For the Guinness Chocolate Cupcakes
1 cup (oatmeal) stout beer
1 cup (2 sticks) (un)salted butter
3/4 cup unsweetened cocoa powder (preferably Dutch-process) (I subbed 1/4 cup for Ghirardelli Sweet Chocolate and Cocoa powder)
2 cups all purpose flour
2 cups sugar
1 1/2 teaspoons baking soda
3/4 teaspoon salt
2 large eggs
2/3 cup (light) sour cream

Ganache Filling
8 ounces bittersweet chocolate chips
2/3 cup heavy cream
2 tablespoons butter, room temperature
1 to 2 teaspoons Irish whiskey (I used Johnny Walker Scotch whiskey)

Baileys Swiss meringue buttercream

Preheat oven to 350°F. Line 24 cupcake cups with liners.

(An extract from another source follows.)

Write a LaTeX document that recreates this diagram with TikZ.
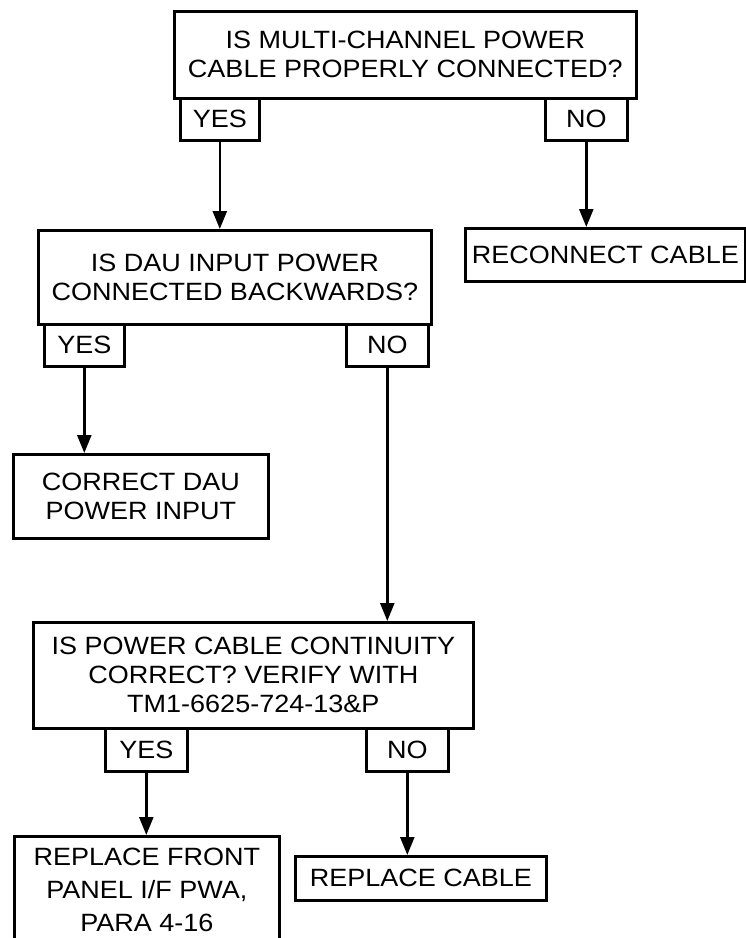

Simmer the stout and butter in a  large saucepan over medium heat. Add cocoa powder and whisk until mixture is smooth. Cool slightly.

Whisk flour, sugar, baking soda, and 3/4 teaspoon salt in large bowl to blend. Using electric mixer, beat eggs and sour cream in another large bowl to blend. Add stout-chocolate mixture to egg mixture and beat just to combine. Add flour mixture and beat just to combine, then use a rubber spatula to fold batter until completely combined. Fill cupcake liners about 2/3 of the way. Bake cupcakes about 17 minutes or until a toothpick inserted comes out clean. Cool completely and then remove center using an apple corer.

Simmer the cream and pour over chocolate chips in a heat proof bowl and allow to sit for one minute. Whisk until smooth and then add the butter and whiskey and stir until combined. Allow to cool until thick and pipe into cupcake centers. Frost with Baileys SMBC!